As Kay spoke Saturday to the crowd made up of people who have lost loved ones to suicide, she shared that Matthew had attempted suicide in March of this year by poison but was unsuccessful. She had received a text from him in the middle of the night in March saying that he had tried to consume poison to die but was unsuccessful. She rushed to his house and after several hours was able to convince him to go to the Emergency Room. After several days, he was released from the hospital and then in less than two weeks, he attempted suicide again, and this time was successful.
She said that after Matthew's death, her family was thrust into "catastrophic grief." Kay outlined what catastrophic grief looks like:
• It's messy, not a clean grief: Nowhere to place the anger since the person one loves is the killer
• So much guilt: Almost everybody ends up feeling at some point, could I have stopped it? Should I have done more? What if I had said this? What if I have done this?
• All consuming: Keep replaying the day that the suicide happened over and over again
• Exhausting: This kind of grief is hard work
• Lonely, Isolating: Many times, it feels like it's just me and the universe and God
• No End Date: Life will never be the same again, but life will be good again
• It opens up other un-grieved, un-mourned, and incomplete losses
"I have to tell you that I fully expect for the rest of my life, as long as I live, there will be tears in my eyes. And I won't ultimately be comforted until God Himself wipes it from my face," said Kay to the audience of people who have also survived losing a loved one to suicide.
Toward the end of her talk, Kay referenced a quote from Eric Liddell, who was the Olympic gold medalist runner in the 1924 Munich Games, who said, "Circumstances may appear to wreck our lives and God's plans. But God is not helpless among the ruins. Our broken lives are not lost or useless. God's love is still working. He comes in and takes the calamity and uses it victoriously, working out his wonderful plan of love."

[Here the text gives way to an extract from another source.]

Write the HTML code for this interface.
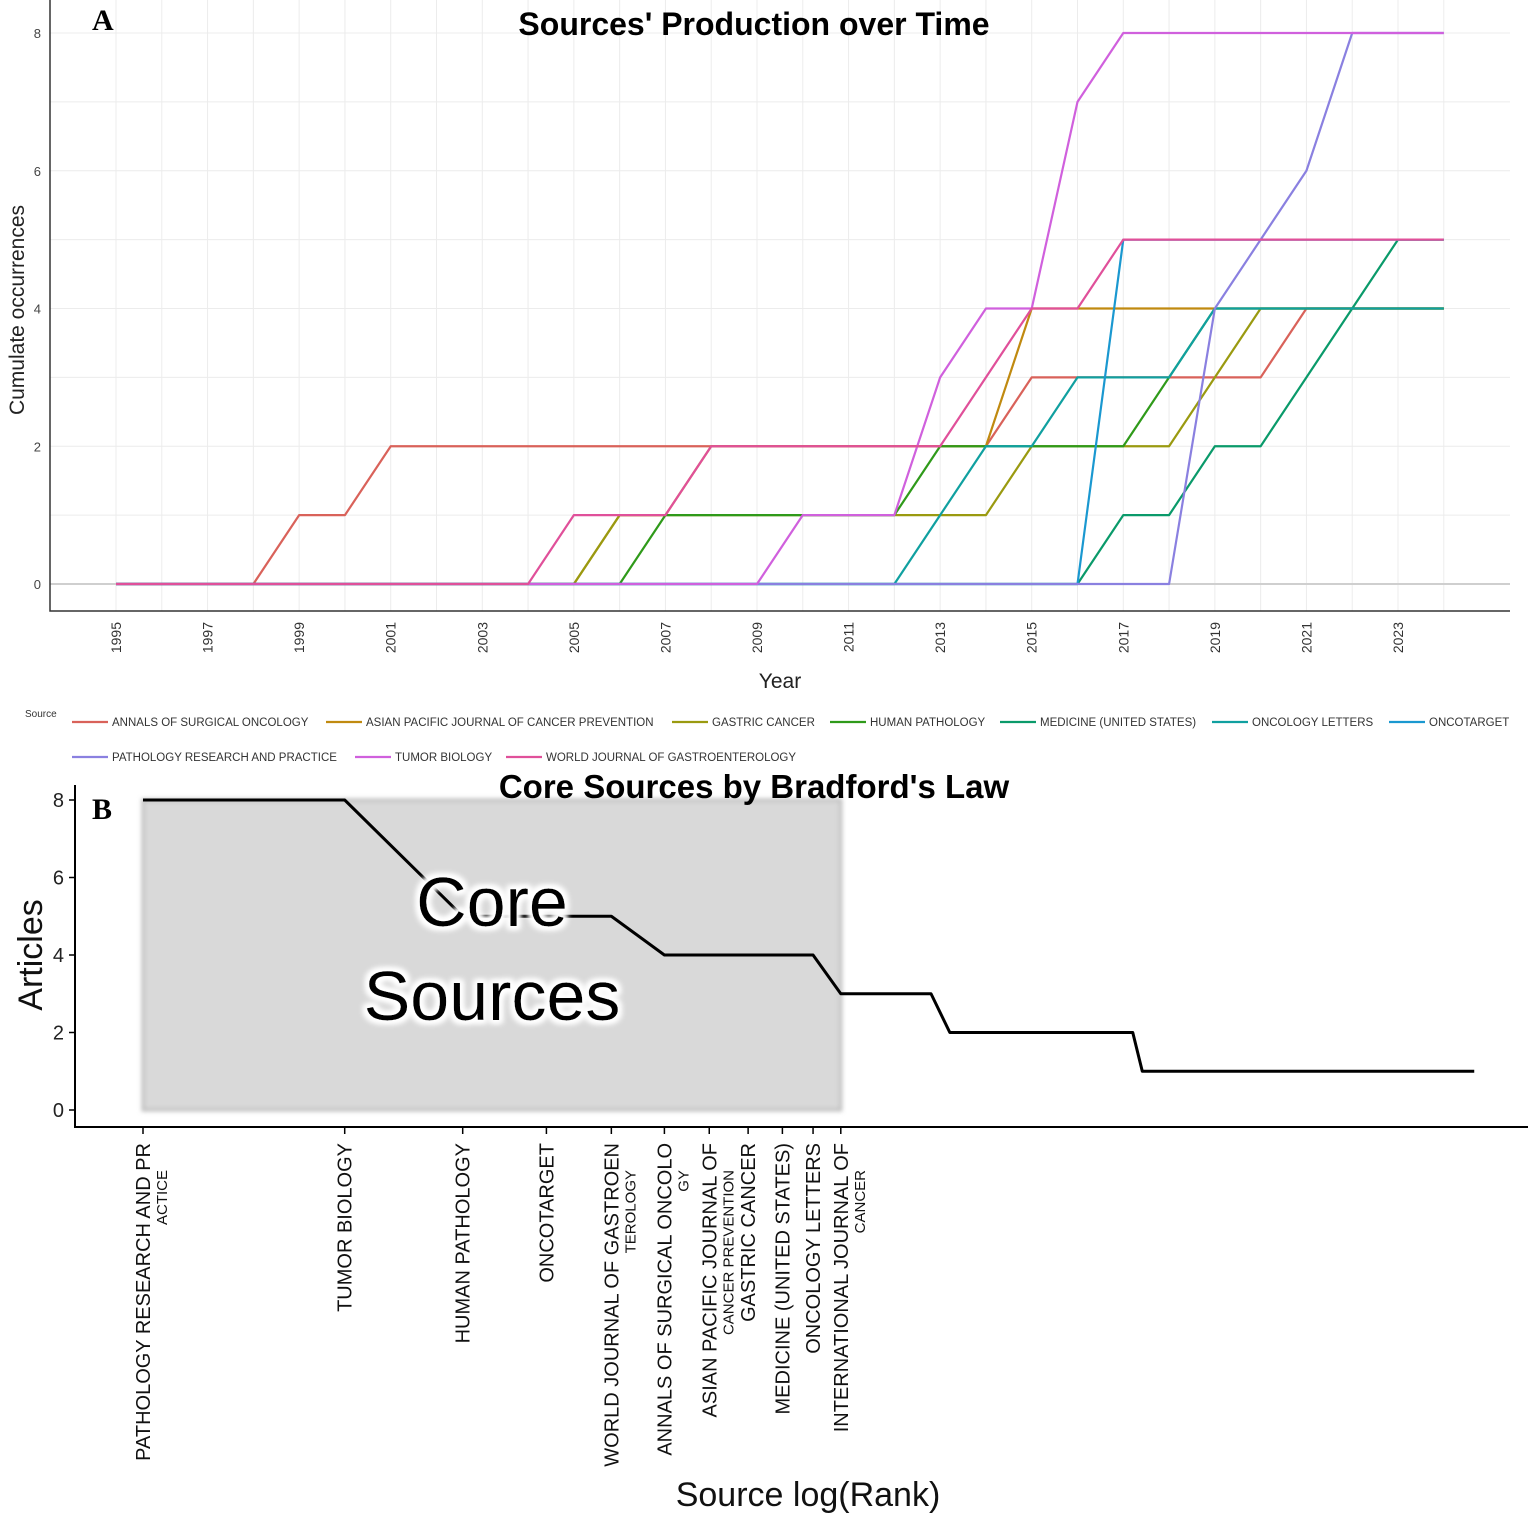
<!DOCTYPE html>
<html><head><meta charset="utf-8"><style>
body{margin:0;background:#fff;}
svg{display:block;font-family:"Liberation Sans",Arial,sans-serif;}
</style></head><body>
<svg id="chart" width="1535" height="1520" viewBox="0 0 1535 1520">
<defs>
<filter id="blur" x="-5%" y="-5%" width="110%" height="110%"><feGaussianBlur stdDeviation="2"/></filter>
<filter id="glow" x="-10%" y="-20%" width="120%" height="140%">
<feMorphology in="SourceAlpha" operator="dilate" radius="3" result="d"/>
<feGaussianBlur in="d" stdDeviation="3" result="b"/>
<feFlood flood-color="#fff"/><feComposite in2="b" operator="in" result="w"/>
<feMerge><feMergeNode in="w"/><feMergeNode in="w"/><feMergeNode in="SourceGraphic"/></feMerge></filter>
</defs>
<g id="panelA"></g>
<g id="panelB"></g>
</svg>
<script>
const years=[1995,1996,1997,1998,1999,2000,2001,2002,2003,2004,2005,2006,2007,2008,2009,2010,2011,2012,2013,2014,2015,2016,2017,2018,2019,2020,2021,2022,2023,2024];
const sourceNames=["ANNALS OF SURGICAL ONCOLOGY","ASIAN PACIFIC JOURNAL OF CANCER PREVENTION","GASTRIC CANCER","HUMAN PATHOLOGY","MEDICINE (UNITED STATES)","ONCOLOGY LETTERS","ONCOTARGET","PATHOLOGY RESEARCH AND PRACTICE","TUMOR BIOLOGY","WORLD JOURNAL OF GASTROENTEROLOGY"];
const sourceColors=["#d9625a","#c08a10","#9a9a10","#2f9a1a","#0a9a6a","#10a0a0","#1a98d0","#8a80e0","#d060dd","#e0509a"];
const annals=[0,0,0,0,1,1,2,2,2,2,2,2,2,2,2,2,2,2,2,2,3,3,3,3,3,3,4,4,4,4];
const asianPacific=[0,0,0,0,0,0,0,0,0,0,0,1,1,2,2,2,2,2,2,2,4,4,4,4,4,4,4,4,4,4];
const gastricCancer=[0,0,0,0,0,0,0,0,0,0,0,1,1,1,1,1,1,1,1,1,2,2,2,2,3,4,4,4,4,4];
const humanPathology=[0,0,0,0,0,0,0,0,0,0,0,0,1,1,1,1,1,1,2,2,2,2,2,3,4,4,4,4,4,4];
const medicine=[0,0,0,0,0,0,0,0,0,0,0,0,0,0,0,0,0,0,0,0,0,0,1,1,2,2,3,4,5,5];
const oncologyLetters=[0,0,0,0,0,0,0,0,0,0,0,0,0,0,0,0,0,0,1,2,2,3,3,3,4,4,4,4,4,4];
const oncotarget=[0,0,0,0,0,0,0,0,0,0,0,0,0,0,0,0,0,0,0,0,0,0,5,5,5,5,5,5,5,5];
const pathologyResearch=[0,0,0,0,0,0,0,0,0,0,0,0,0,0,0,0,0,0,0,0,0,0,0,0,4,5,6,8,8,8];
const tumorBiology=[0,0,0,0,0,0,0,0,0,0,0,0,0,0,0,1,1,1,3,4,4,7,8,8,8,8,8,8,8,8];
const worldJournal=[0,0,0,0,0,0,0,0,0,0,1,1,1,2,2,2,2,2,2,3,4,4,5,5,5,5,5,5,5,5];
const seriesA=[annals,asianPacific,gastricCancer,humanPathology,medicine,oncologyLetters,oncotarget,pathologyResearch,tumorBiology,worldJournal];
const yTicksA=[0,2,4,6,8];
const xTicksA=[1995,1997,1999,2001,2003,2005,2007,2009,2011,2013,2015,2017,2019,2021,2023];

const rankLabels=[["PATHOLOGY RESEARCH AND PR","ACTICE"],["TUMOR BIOLOGY"],["HUMAN PATHOLOGY"],["ONCOTARGET"],["WORLD JOURNAL OF GASTROEN","TEROLOGY"],["ANNALS OF SURGICAL ONCOLO","GY"],["ASIAN PACIFIC JOURNAL OF","CANCER PREVENTION"],["GASTRIC CANCER"],["MEDICINE (UNITED STATES)"],["ONCOLOGY LETTERS"],["INTERNATIONAL JOURNAL OF","CANCER"]];
const stepArticles=[8,5,4,3,2,1];
const stepCounts=[2,3,5,5,15,67];
const coreCount=11;
const yTicksB=[0,2,4,6,8];

const NS="http://www.w3.org/2000/svg";
function mk(parent,tag,attrs,text){const e=document.createElementNS(NS,tag);for(const k in attrs)e.setAttribute(k,attrs[k]);if(text!==undefined)e.textContent=text;parent.appendChild(e);return e;}

// ---------- Panel A ----------
const A=document.getElementById('panelA');
const xA=y=>116+(y-1995)*(1398-116)/28;
const yA=v=>584-v*(584-33)/8;
for(let y=1995;y<=2024;y++){const g=mk(A,'line',{x1:xA(y),x2:xA(y),y1:0,y2:611,stroke:'#ececec','stroke-width':1});

}
for(let v=0;v<=8;v++){const g=mk(A,'line',{x1:50,x2:1510,y1:yA(v),y2:yA(v),stroke:'#ececec','stroke-width':1});

}
const zl=mk(A,'line',{x1:50,x2:1510,y1:yA(0),y2:yA(0),stroke:'#cfcfcf','stroke-width':2});


const axA=mk(A,'path',{d:'M50,0V611H1510',fill:'none',stroke:'#333','stroke-width':1.5});


yTicksA.forEach(v=>{const t=mk(A,'text',{x:41,y:yA(v)+5,'font-size':13,'text-anchor':'end',fill:'#444'},v);

});
xTicksA.forEach(y=>{const t=mk(A,'text',{transform:`translate(${xA(y)+5},622) rotate(-90)`,'font-size':14,'text-anchor':'end',fill:'#333'},y);

});
seriesA.forEach((s,i)=>{const p=mk(A,'polyline',{points:s.map((v,j)=>xA(years[j])+','+yA(v)).join(' '),fill:'none',stroke:sourceColors[i],'stroke-width':2.2,'stroke-linejoin':'round'});

});
let t;
t=mk(A,'text',{x:754,y:35,'font-size':32,'font-weight':'bold','text-anchor':'middle'},"Sources' Production over Time");


t=mk(A,'text',{x:92,y:30,'font-size':30,'font-weight':'bold','font-family':'"Liberation Serif",serif'},"A");


t=mk(A,'text',{x:780,y:688,'font-size':21,'text-anchor':'middle',fill:'#222'},"Year");


t=mk(A,'text',{transform:'translate(24,310) rotate(-90)','font-size':21,'text-anchor':'middle',fill:'#222'},"Cumulate occurrences");


t=mk(A,'text',{x:25,y:717,'font-size':10,fill:'#333'},"Source");


const legX=[72,326,672,830,1000,1212,1389,72,355,506];
const legY=[722,722,722,722,722,722,722,757,757,757];
sourceNames.forEach((n,i)=>{const g=mk(A,'g',{});


mk(g,'line',{x1:legX[i],x2:legX[i]+36,y1:legY[i],y2:legY[i],stroke:sourceColors[i],'stroke-width':2.2});
mk(g,'text',{x:legX[i]+40,y:legY[i]+4,'font-size':11.5,fill:'#333'},n);});

// ---------- Panel B ----------
const B=document.getElementById('panelB');
const xB=r=>143+Math.log(r)*291;
const yB=v=>1110-v*(1110-800)/8;
const rect=mk(B,'rect',{x:xB(1),y:yB(8),width:xB(coreCount)-xB(1),height:yB(0)-yB(8),fill:'#d9d9d9',stroke:'#bbb','stroke-width':3,filter:'url(#blur)'});


const articles=[];stepArticles.forEach((a,i)=>{for(let k=0;k<stepCounts[i];k++)articles.push(a);});
const ln=mk(B,'polyline',{points:articles.map((a,i)=>xB(i+1)+','+yB(a)).join(' '),fill:'none',stroke:'#000','stroke-width':3,'stroke-linejoin':'round'});


const axB=mk(B,'path',{d:'M75,785V1127H1528',fill:'none',stroke:'#000','stroke-width':2});


yTicksB.forEach(v=>{mk(B,'line',{x1:69,x2:75,y1:yB(v),y2:yB(v),stroke:'#000','stroke-width':1.5});
const t=mk(B,'text',{x:64,y:yB(v)+7,'font-size':20,'text-anchor':'end',fill:'#222'},v);

});
rankLabels.forEach((lab,i)=>{const x=xB(i+1);mk(B,'line',{x1:x,x2:x,y1:1127,y2:1134,stroke:'#000','stroke-width':1.5});
const g=mk(B,'g',{});


mk(g,'text',{transform:`translate(${x+7},1143) rotate(-90)`,'font-size':20,'text-anchor':'end',fill:'#111'},lab[0]);
if(lab[1])mk(g,'text',{transform:`translate(${x+24},1170) rotate(-90)`,'font-size':15,'text-anchor':'end',fill:'#111'},lab[1]);});
t=mk(B,'text',{x:754,y:798,'font-size':33,'font-weight':'bold','text-anchor':'middle'},"Core Sources by Bradford's Law");


t=mk(B,'text',{x:92,y:819,'font-size':30,'font-weight':'bold','font-family':'"Liberation Serif",serif'},"B");


t=mk(B,'text',{transform:'translate(42,955) rotate(-90)','font-size':34,'text-anchor':'middle',fill:'#111'},"Articles");


t=mk(B,'text',{x:808,y:1506,'font-size':34,'text-anchor':'middle',fill:'#111'},"Source log(Rank)");


t=mk(B,'text',{x:492,y:926,'font-size':70,'text-anchor':'middle',filter:'url(#glow)'},"Core");


t=mk(B,'text',{x:492,y:1020,'font-size':70,'text-anchor':'middle',filter:'url(#glow)'},"Sources");


</script>
</body></html>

Overcome with emotion, Kay said, "If you are in this room, or watching, in some way your life had a day where there was a ruination. … God is not helpless among our ruins."

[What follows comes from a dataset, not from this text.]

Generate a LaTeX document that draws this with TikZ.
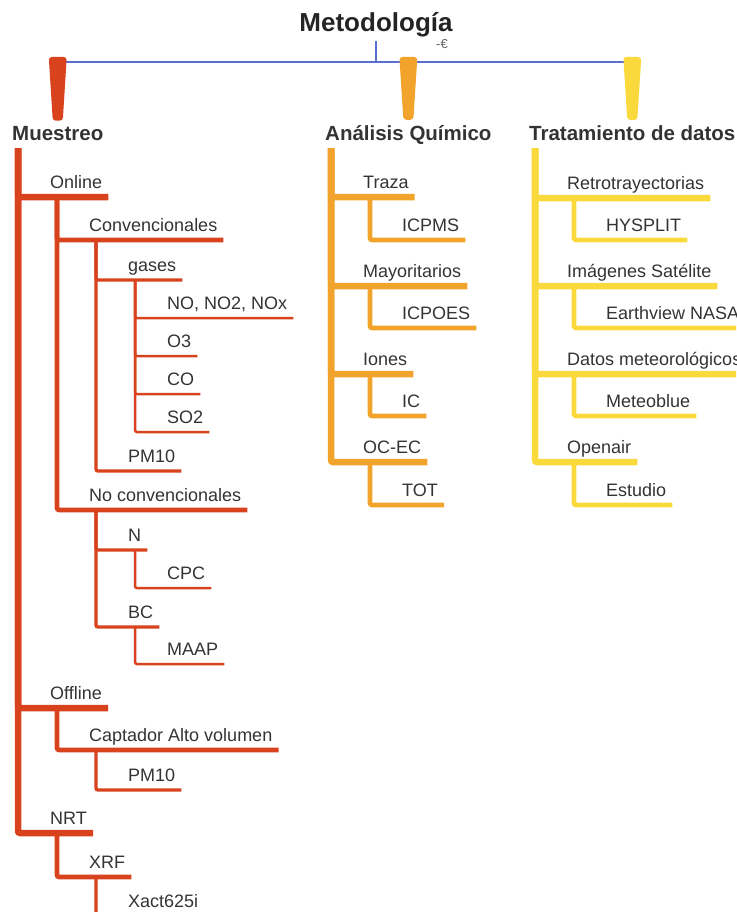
\documentclass[tikz,border=0pt]{standalone}
\usepackage{fontspec}
\setmainfont{Liberation Sans}
\usetikzlibrary{calc}

\definecolor{rojo}{HTML}{D8431E}
\definecolor{naranja}{HTML}{F1A32B}
\definecolor{amarillo}{HTML}{F9D93C}
\definecolor{azul}{HTML}{5B6FD2}
\definecolor{texto}{HTML}{333333}

\begin{document}
\begin{tikzpicture}[x=1pt, y=-1pt,
	hoja/.style={anchor=south west, inner xsep=6pt, inner ysep=8pt, text depth=0pt, text=texto, font=\fontsize{18}{20}\selectfont},
	categoria/.style={anchor=base west, inner xsep=0pt, inner ysep=7pt, text depth=0pt, text=texto, font=\bfseries\fontsize{20.5}{23}\selectfont},
	rama/.style={rounded corners=2pt},
	nivel1/.style={rama, line width=6.5pt},
	nivel2/.style={rama, line width=4.6pt},
	nivel3/.style={rama, line width=3.4pt},
	nivel4/.style={rama, line width=2.5pt}]
	\useasboundingbox (0,0) rectangle (736,912);
	\clip (0,0) rectangle (736,912);

	% raiz
	\node[anchor=base, text=texto!70!black, font=\bfseries\fontsize{26}{28}\selectfont] (titulo) at (376,32) {Metodología};
	\node[text=gray!80!black, font=\fontsize{13}{13}\selectfont] (plegar) at (442,44) {-€};
	\coordinate (barra) at (0,62);

	% categorias
	\node[categoria] (muestreo) at (12,141) {Muestreo};
	\node[categoria] (analisis) at (325,141) {Análisis Químico};
	\node[categoria] (tratam) at (529,141) {Tratamiento de datos};

	\draw[azul, line width=1.6pt] (titulo.south) -- (titulo.south |- barra);
	\draw[azul, line width=1.6pt] (muestreo.north |- barra) -- (tratam.north |- barra);
	\fill[rojo, rounded corners=3pt] ($(muestreo.north)+(-5,1)$) -- ($(muestreo.north |- barra)+(-9,-5)$) -- ($(muestreo.north |- barra)+(9,-5)$) -- ($(muestreo.north)+(5,1)$) -- cycle;
	\fill[naranja, rounded corners=3pt] ($(analisis.north)+(-5,1)$) -- ($(analisis.north |- barra)+(-9,-5)$) -- ($(analisis.north |- barra)+(9,-5)$) -- ($(analisis.north)+(5,1)$) -- cycle;
	\fill[amarillo, rounded corners=3pt] ($(tratam.north)+(-5,1)$) -- ($(tratam.north |- barra)+(-9,-5)$) -- ($(tratam.north |- barra)+(9,-5)$) -- ($(tratam.north)+(5,1)$) -- cycle;

	% Muestreo
	\node[hoja] (online) at (44,197) {Online};
	\node[hoja] (conv) at (83,240) {Convencionales};
	\node[hoja] (gases) at (122,280) {gases};
	\node[hoja] (nox) at (161,318) {NO, NO2, NOx};
	\node[hoja] (ozono) at (161,356) {O3};
	\node[hoja] (co) at (161,394) {CO};
	\node[hoja] (so) at (161,432) {SO2};
	\node[hoja] (pmA) at (122,471) {PM10};
	\node[hoja] (noconv) at (83,510) {No convencionales};
	\node[hoja] (n) at (122,550) {N};
	\node[hoja] (cpc) at (161,588) {CPC};
	\node[hoja] (bc) at (122,627) {BC};
	\node[hoja] (maap) at (161,664) {MAAP};
	\node[hoja] (offline) at (44,708) {Offline};
	\node[hoja] (captador) at (83,750) {Captador Alto volumen};
	\node[hoja] (pmB) at (122,790) {PM10};
	\node[hoja] (nrt) at (44,833) {NRT};
	\node[hoja] (xrf) at (83,877) {XRF};
	\node[hoja] (xact) at (122,916) {Xact625i};

	\draw[rojo, nivel1] ([xshift=6pt]muestreo.south west) |- (online.south east);
	\draw[rojo, nivel1] ([xshift=6pt]muestreo.south west) |- (offline.south east);
	\draw[rojo, nivel1] ([xshift=6pt]muestreo.south west) |- (nrt.south east);
	\draw[rojo, nivel2] ([xshift=13pt]online.south west) |- (conv.south east);
	\draw[rojo, nivel2] ([xshift=13pt]online.south west) |- (noconv.south east);
	\draw[rojo, nivel2] ([xshift=13pt]offline.south west) |- (captador.south east);
	\draw[rojo, nivel2] ([xshift=13pt]nrt.south west) |- (xrf.south east);
	\draw[rojo, nivel3] ([xshift=13pt]conv.south west) |- (gases.south east);
	\draw[rojo, nivel3] ([xshift=13pt]conv.south west) |- (pmA.south east);
	\draw[rojo, nivel3] ([xshift=13pt]noconv.south west) |- (n.south east);
	\draw[rojo, nivel3] ([xshift=13pt]noconv.south west) |- (bc.south east);
	\draw[rojo, nivel3] ([xshift=13pt]captador.south west) |- (pmB.south east);
	\draw[rojo, nivel3] ([xshift=13pt]xrf.south west) |- (xact.south east);
	\draw[rojo, nivel4] ([xshift=13pt]gases.south west) |- (nox.south east);
	\draw[rojo, nivel4] ([xshift=13pt]gases.south west) |- (ozono.south east);
	\draw[rojo, nivel4] ([xshift=13pt]gases.south west) |- (co.south east);
	\draw[rojo, nivel4] ([xshift=13pt]gases.south west) |- (so.south east);
	\draw[rojo, nivel4] ([xshift=13pt]n.south west) |- (cpc.south east);
	\draw[rojo, nivel4] ([xshift=13pt]bc.south west) |- (maap.south east);

	% Analisis Quimico
	\node[hoja] (traza) at (357,197) {Traza};
	\node[hoja] (icpms) at (396,240) {ICPMS};
	\node[hoja] (mayor) at (357,286) {Mayoritarios};
	\node[hoja] (icpoes) at (396,328) {ICPOES};
	\node[hoja] (iones) at (357,374) {Iones};
	\node[hoja] (ic) at (396,416) {IC};
	\node[hoja] (ocec) at (357,462) {OC-EC};
	\node[hoja] (tot) at (396,505) {TOT};

	\draw[naranja, nivel1] ([xshift=6pt]analisis.south west) |- (traza.south east);
	\draw[naranja, nivel1] ([xshift=6pt]analisis.south west) |- (mayor.south east);
	\draw[naranja, nivel1] ([xshift=6pt]analisis.south west) |- (iones.south east);
	\draw[naranja, nivel1] ([xshift=6pt]analisis.south west) |- (ocec.south east);
	\draw[naranja, nivel2] ([xshift=13pt]traza.south west) |- (icpms.south east);
	\draw[naranja, nivel2] ([xshift=13pt]mayor.south west) |- (icpoes.south east);
	\draw[naranja, nivel2] ([xshift=13pt]iones.south west) |- (ic.south east);
	\draw[naranja, nivel2] ([xshift=13pt]ocec.south west) |- (tot.south east);

	% Tratamiento de datos
	\node[hoja] (retro) at (561,198) {Retrotrayectorias};
	\node[hoja] (hysplit) at (600,240) {HYSPLIT};
	\node[hoja] (imagenes) at (561,286) {Imágenes Satélite};
	\node[hoja] (earth) at (600,328) {Earthview NASA};
	\node[hoja] (meteo) at (561,374) {Datos meteorológicos};
	\node[hoja] (meteoblue) at (600,416) {Meteoblue};
	\node[hoja] (openair) at (561,462) {Openair};
	\node[hoja] (estudio) at (600,505) {Estudio};

	\draw[amarillo, nivel1] ([xshift=6pt]tratam.south west) |- (retro.south east);
	\draw[amarillo, nivel1] ([xshift=6pt]tratam.south west) |- (imagenes.south east);
	\draw[amarillo, nivel1] ([xshift=6pt]tratam.south west) |- (meteo.south east);
	\draw[amarillo, nivel1] ([xshift=6pt]tratam.south west) |- (openair.south east);
	\draw[amarillo, nivel2] ([xshift=13pt]retro.south west) |- (hysplit.south east);
	\draw[amarillo, nivel2] ([xshift=13pt]imagenes.south west) |- (earth.south east);
	\draw[amarillo, nivel2] ([xshift=13pt]meteo.south west) |- (meteoblue.south east);
	\draw[amarillo, nivel2] ([xshift=13pt]openair.south west) |- (estudio.south east);
\end{tikzpicture}
\end{document}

"[R]ight now all I can taste is bitter tears. … Because every morning when I wake up and every day when I put my head on the pillow, the reality occurs again," said Kay as her voice broke. "He's not here and he's not coming back."
"But I know that Matthew is ok," she said with conviction. "He's truly okay. He is not asleep; he has not joined the cosmos; he's not part of the force; he has not ceased to exist. He went straight into the arms of his savior Jesus Christ when his body hit the ground on earth; he was in the presence of God.
"And in the perfection of heaven, his broken mind was healed. And I'm so grateful for that. And I look forward, I wait for the day when I'll finally see for myself."
Rick and Kay Warren are working to raise awareness about mental illness. In April they started a petition on Saddleback Church's website about severe mental illness that affects about 11.4 million American adults in the past year.